Oh yes, I am watching you, my little boy. And someday, when I least expect it, I’ll look over and you’ll be all grown up. A young man who doesn’t want kisses on the cheek or rides on his Daddy’s back but will be more interested in non-Daddy things.

And that’s the bottom line of this parenting thing, isn’t it? As much as I love this phase of my life, my job is not to raise a child at all. Rather it is to raise a man. One who will be confident and kind and loving. And someday – someday too soon for my taste – I’ll look away for a moment and the little boy who snuggles next to me on the couch watching Curious George won’t be there anymore. He’ll be replaced by a man who has his own children and I’ll have to make due with “remember whens.”

So, yes my son. I’m watching you. I wouldn’t want to miss a thing.

13 Comments

  1. Yes, Matt, it does go by way too quickly. But if it is any
    consolation, grandparenting is even better!

    Comment by Aunt Raina — April 29, 2008 @ 8:11 am

  2. Beautiful. I now have tears streaming down my face and want to run in and wake my two just to hold them.

    Comment by MamáChanga — April 29, 2008 @ 9:42 am

  3. Oh so true. I never truly understood the meaning of “bittersweet” until I had my babies. Now it is all too clear.

    Comment by Kate — April 29, 2008 @ 9:45 am

  4. I can no longer deny that you have become a little boy.

    Don’t remind me… it’s gone too fast!

    Comment by Deanna — April 29, 2008 @ 1:46 pm

  5. I love your blog but this is by far my favorite entry. I must have my DH read it as I’m sure he feels the same way about our crew. Thanks for expressing it so beautifully for him.

    Comment by Cristalina — April 29, 2008 @ 1:46 pm

  6. You nailed it.

    Comment by whit — April 29, 2008 @ 2:49 pm

  7. I agree, and understand, only to well.

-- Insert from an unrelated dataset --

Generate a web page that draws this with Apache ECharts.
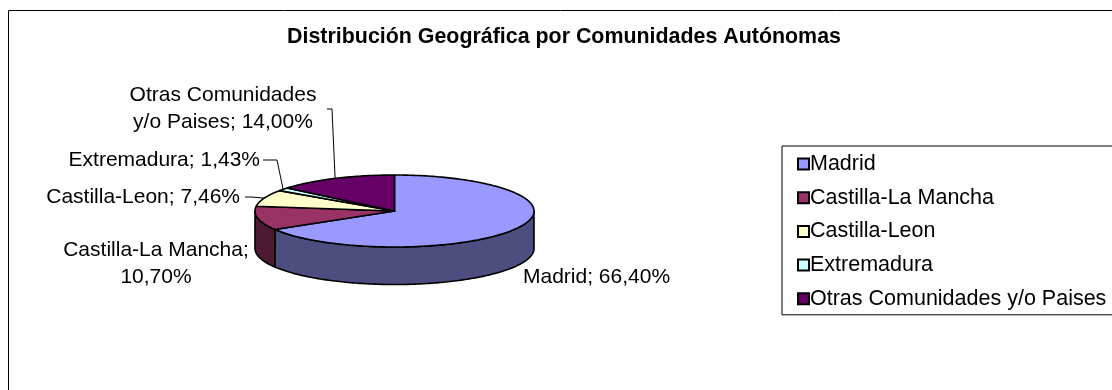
<!DOCTYPE html>
<html>
<head>
<meta charset="utf-8">
<script src="https://cdn.jsdelivr.net/npm/echarts@6/dist/echarts.min.js"></script>
<style>
  html, body { margin: 0; padding: 0; background: #ffffff; }
  #chart { width: 1112px; height: 390px; }
</style>
</head>
<body>
<div id="chart"></div>
<script>
// Share of records per autonomous community (percent)
const categories = ['Madrid', 'Castilla-La Mancha', 'Castilla-Leon', 'Extremadura', 'Otras Comunidades y/o Paises'];
const shares = [66.40, 10.70, 7.46, 1.43, 14.00];

// Slice fill colours (top faces); side faces are a darkened version
const sliceColors = ['#9999FF', '#993366', '#FFFFCC', '#CCFFFF', '#660066'];

const FONT = "'Liberation Sans', Arial, Helvetica, sans-serif";

// Geometry of the tilted pie (ellipse radii and wall height)
const pie = { cx: 394.5, cy: 211, rx: 139.5, ry: 36, depth: 37.5 };

// Label placement for each slice; wrapped labels break at their second space
const labelLayout = [
  { x: 523, y: 277, align: 'left' },
  { x: 156, y: 264, align: 'center', wrap: true },
  { x: 240, y: 197, align: 'right', leader: { x0: 245, y0: 197, run: 6 } },
  { x: 260, y: 160, align: 'right', leader: { x0: 263, y0: 160, run: 14 } },
  { x: 223, y: 108.5, align: 'center', wrap: true, leader: { x0: 327, y0: 109, run: 5 } }
];

const total = shares.reduce((a, b) => a + b, 0);
const startShare = shares.map((_, i) => shares.slice(0, i).reduce((a, b) => a + b, 0));

function fmtPct(v) {
  return v.toFixed(2).replace('.', ',') + '%';
}

function labelText(name, v, wrap) {
  let t = name + '; ' + fmtPct(v);
  if (wrap) {
    const first = t.indexOf(' ');
    const second = t.indexOf(' ', first + 1);
    t = t.slice(0, second) + '\n' + t.slice(second + 1);
  }
  return t;
}

// Half-brightness shade used for the pie wall
function shade(color) {
  const c = echarts.color.parse(color);
  return 'rgb(' + Math.round(c[0] * 0.5) + ',' + Math.round(c[1] * 0.5) + ',' + Math.round(c[2] * 0.5) + ')';
}

// Angle in degrees, clockwise from 12 o'clock, projected onto the ellipse
function rimPoint(deg, drop) {
  const r = deg * Math.PI / 180;
  return [pie.cx + pie.rx * Math.sin(r), pie.cy - pie.ry * Math.cos(r) + (drop || 0)];
}

function arc(a0, a1, drop) {
  const pts = [];
  const n = Math.max(2, Math.ceil(Math.abs(a1 - a0)));
  for (let k = 0; k <= n; k++) pts.push(rimPoint(a0 + (a1 - a0) * k / n, drop));
  return pts;
}

function makeRenderItem(i) {
  return function (params, api) {
    const v = api.value(0);
    const a0 = startShare[i] / total * 360;
    const a1 = (startShare[i] + v) / total * 360;
    const children = [];

    // visible front wall (between 90° and 270°)
    const s0 = Math.max(a0, 90), s1 = Math.min(a1, 270);
    if (s1 > s0) {
      children.push({
        type: 'polygon',
        shape: { points: arc(s0, s1, 0).concat(arc(s1, s0, pie.depth)) },
        style: { fill: shade(sliceColors[i]), stroke: '#000', lineWidth: 1.6, lineJoin: 'round' }
      });
    }

    // top face
    children.push({
      type: 'polygon',
      shape: { points: [[pie.cx, pie.cy]].concat(arc(a0, a1, 0)) },
      style: { fill: sliceColors[i], stroke: '#000', lineWidth: 1.6, lineJoin: 'round' }
    });

    // data label
    const lay = labelLayout[i];
    children.push({
      type: 'text',
      style: {
        text: labelText(categories[i], v, lay.wrap),
        x: lay.x, y: lay.y,
        align: lay.align, verticalAlign: 'middle',
        fill: '#000', fontSize: 21, fontFamily: FONT, lineHeight: 27
      }
    });

    // leader line to the middle of the slice edge
    if (lay.leader) {
      const mid = rimPoint((a0 + a1) / 2, 0);
      children.push({
        type: 'polyline',
        shape: { points: [[lay.leader.x0, lay.leader.y0], [lay.leader.x0 + lay.leader.run, lay.leader.y0], mid] },
        style: { stroke: '#000', lineWidth: 1, fill: null }
      });
    }

    return { type: 'group', children: children };
  };
}

const chart = echarts.init(document.getElementById('chart'));

chart.setOption({
  animation: false,
  backgroundColor: '#ffffff',
  title: {
    text: 'Distribución Geográfica por Comunidades Autónomas',
    left: 564,
    top: 27,
    textAlign: 'center',
    padding: 0,
    textStyle: { fontFamily: FONT, fontSize: 21.4, fontWeight: 'bold', color: '#000' }
  },
  legend: {
    orient: 'vertical',
    left: 782,
    top: 146,
    padding: [7, 40, 5, 15],
    borderColor: '#000',
    borderWidth: 1,
    backgroundColor: '#fff',
    itemWidth: 11,
    itemHeight: 11,
    itemGap: 11.7,
    icon: 'rect',
    itemStyle: { borderColor: '#000', borderWidth: 2 },
    selectedMode: false,
    textStyle: { fontFamily: FONT, fontSize: 21.5, color: '#000', lineHeight: 22, padding: [0, 0, 0, -4] },
    data: categories
  },
  graphic: [{
    type: 'rect',
    silent: true,
    shape: { x: 8.5, y: 10.5, width: 1200, height: 500 },
    style: { fill: 'none', stroke: '#000', lineWidth: 1 },
    z: -1
  }],
  series: categories.map((name, i) => ({
    type: 'custom',
    name: name,
    coordinateSystem: 'none',
    silent: true,
    itemStyle: { color: sliceColors[i] },
    data: [[shares[i]]],
    renderItem: makeRenderItem(i)
  }))
});
</script>
</body>
</html>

My daughter is 3 and my son is 5 mo. Every day I am watching, and the previous poster is right on the money…nothing is more bittersweet than enjoying the moments now, while at the same time knowing that one day these moments will be gone – replaced with new moments…ahhhh, parenting.

    Comment by Val — April 29, 2008 @ 5:16 pm

  8. Oh geez, you got me choked up. You are so right. Thanks for sharing Matt.

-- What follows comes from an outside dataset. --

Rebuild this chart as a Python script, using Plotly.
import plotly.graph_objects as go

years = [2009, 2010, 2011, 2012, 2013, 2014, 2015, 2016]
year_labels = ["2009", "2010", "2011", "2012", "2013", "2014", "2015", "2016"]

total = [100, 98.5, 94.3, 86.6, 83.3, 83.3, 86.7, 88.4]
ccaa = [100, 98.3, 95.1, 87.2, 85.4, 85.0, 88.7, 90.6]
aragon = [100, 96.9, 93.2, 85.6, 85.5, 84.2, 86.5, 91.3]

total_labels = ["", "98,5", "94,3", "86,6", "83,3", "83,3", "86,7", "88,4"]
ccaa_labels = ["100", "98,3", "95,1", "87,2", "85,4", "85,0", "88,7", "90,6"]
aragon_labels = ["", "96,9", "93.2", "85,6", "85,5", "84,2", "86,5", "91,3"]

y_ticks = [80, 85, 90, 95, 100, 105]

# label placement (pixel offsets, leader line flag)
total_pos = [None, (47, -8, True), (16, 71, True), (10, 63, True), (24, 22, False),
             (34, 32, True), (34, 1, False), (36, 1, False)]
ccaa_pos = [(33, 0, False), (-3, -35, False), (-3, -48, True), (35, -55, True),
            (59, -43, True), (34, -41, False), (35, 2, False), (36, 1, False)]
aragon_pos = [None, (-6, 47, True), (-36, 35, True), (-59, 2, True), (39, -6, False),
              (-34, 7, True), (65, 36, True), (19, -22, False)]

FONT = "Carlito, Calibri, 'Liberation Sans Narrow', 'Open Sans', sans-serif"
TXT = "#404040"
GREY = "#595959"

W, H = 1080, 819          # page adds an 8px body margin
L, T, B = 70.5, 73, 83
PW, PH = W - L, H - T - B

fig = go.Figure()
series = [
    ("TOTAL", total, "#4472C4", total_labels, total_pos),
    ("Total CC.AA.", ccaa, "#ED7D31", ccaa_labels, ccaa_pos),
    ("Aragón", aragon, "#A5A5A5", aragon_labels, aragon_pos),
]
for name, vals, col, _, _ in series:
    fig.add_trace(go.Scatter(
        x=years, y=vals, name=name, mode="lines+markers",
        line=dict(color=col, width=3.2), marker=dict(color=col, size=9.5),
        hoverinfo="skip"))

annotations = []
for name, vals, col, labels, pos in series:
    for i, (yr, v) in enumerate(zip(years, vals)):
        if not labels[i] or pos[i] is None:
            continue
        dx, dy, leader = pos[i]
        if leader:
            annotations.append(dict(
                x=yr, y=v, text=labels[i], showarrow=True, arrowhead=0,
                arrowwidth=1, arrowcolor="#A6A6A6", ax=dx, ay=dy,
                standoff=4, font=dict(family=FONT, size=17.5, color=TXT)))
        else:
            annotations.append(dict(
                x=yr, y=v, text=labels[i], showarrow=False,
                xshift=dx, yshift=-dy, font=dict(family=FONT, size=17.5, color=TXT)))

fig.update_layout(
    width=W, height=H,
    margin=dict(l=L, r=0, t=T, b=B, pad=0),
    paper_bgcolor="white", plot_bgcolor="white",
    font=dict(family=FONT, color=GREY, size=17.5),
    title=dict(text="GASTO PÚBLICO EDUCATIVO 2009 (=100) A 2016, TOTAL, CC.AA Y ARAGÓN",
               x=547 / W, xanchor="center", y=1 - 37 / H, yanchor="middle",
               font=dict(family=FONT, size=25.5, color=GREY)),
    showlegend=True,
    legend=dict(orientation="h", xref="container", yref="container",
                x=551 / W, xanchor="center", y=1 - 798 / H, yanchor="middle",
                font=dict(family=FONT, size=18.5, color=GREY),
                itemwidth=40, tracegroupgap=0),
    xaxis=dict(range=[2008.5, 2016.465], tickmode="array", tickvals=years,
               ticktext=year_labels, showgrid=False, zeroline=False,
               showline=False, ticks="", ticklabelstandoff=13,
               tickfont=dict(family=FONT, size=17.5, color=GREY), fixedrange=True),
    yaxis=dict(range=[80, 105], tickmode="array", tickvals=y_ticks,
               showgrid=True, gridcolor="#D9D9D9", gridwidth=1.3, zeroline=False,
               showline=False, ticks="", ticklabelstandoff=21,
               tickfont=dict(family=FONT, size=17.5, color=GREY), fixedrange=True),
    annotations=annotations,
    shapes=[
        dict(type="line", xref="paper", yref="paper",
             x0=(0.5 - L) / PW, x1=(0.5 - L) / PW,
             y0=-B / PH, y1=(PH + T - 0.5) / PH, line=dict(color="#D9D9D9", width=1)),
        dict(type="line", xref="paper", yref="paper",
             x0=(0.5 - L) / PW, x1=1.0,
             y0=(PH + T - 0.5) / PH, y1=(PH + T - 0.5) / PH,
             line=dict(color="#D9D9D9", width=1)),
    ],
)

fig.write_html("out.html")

    Comment by Laurie — April 29, 2008 @ 5:48 pm

  9. I feel the same way but could never have put it in any better words. Too bad Mrs. Joe doesnt feel the same, maybe we couldve worked this out.

    Comment by above average joe — April 29, 2008 @ 7:10 pm

  10. Yeah, the similar happened to me…one day I was parenting 2 little boys and the next thing I know I am a grandmother of 2 little boys who remind me of their fathers. This is the best time of your life, carpe diem!

    Comment by Grandmother — April 29, 2008 @ 11:19 pm

  11. Well, that came out of nowhere and slayed me. I’m slain.

    Comment by KTP — April 30, 2008 @ 3:54 pm

  12. Thanks for the reminder to love these years while my kids are young. Sometimes when you are in the trenches of child rearing it can be forgotten how fast the time goes and how one day we will miss these cherished moments.

    Comment by Tripp — May 1, 2008 @ 5:27 am

  13. Ouch, that hurts to even think of at this point. But to see Luke grow into an upstanding young man will be terrific in it’s own right. I will savor this, though while I have it. Thanks for the post, it resonated with me.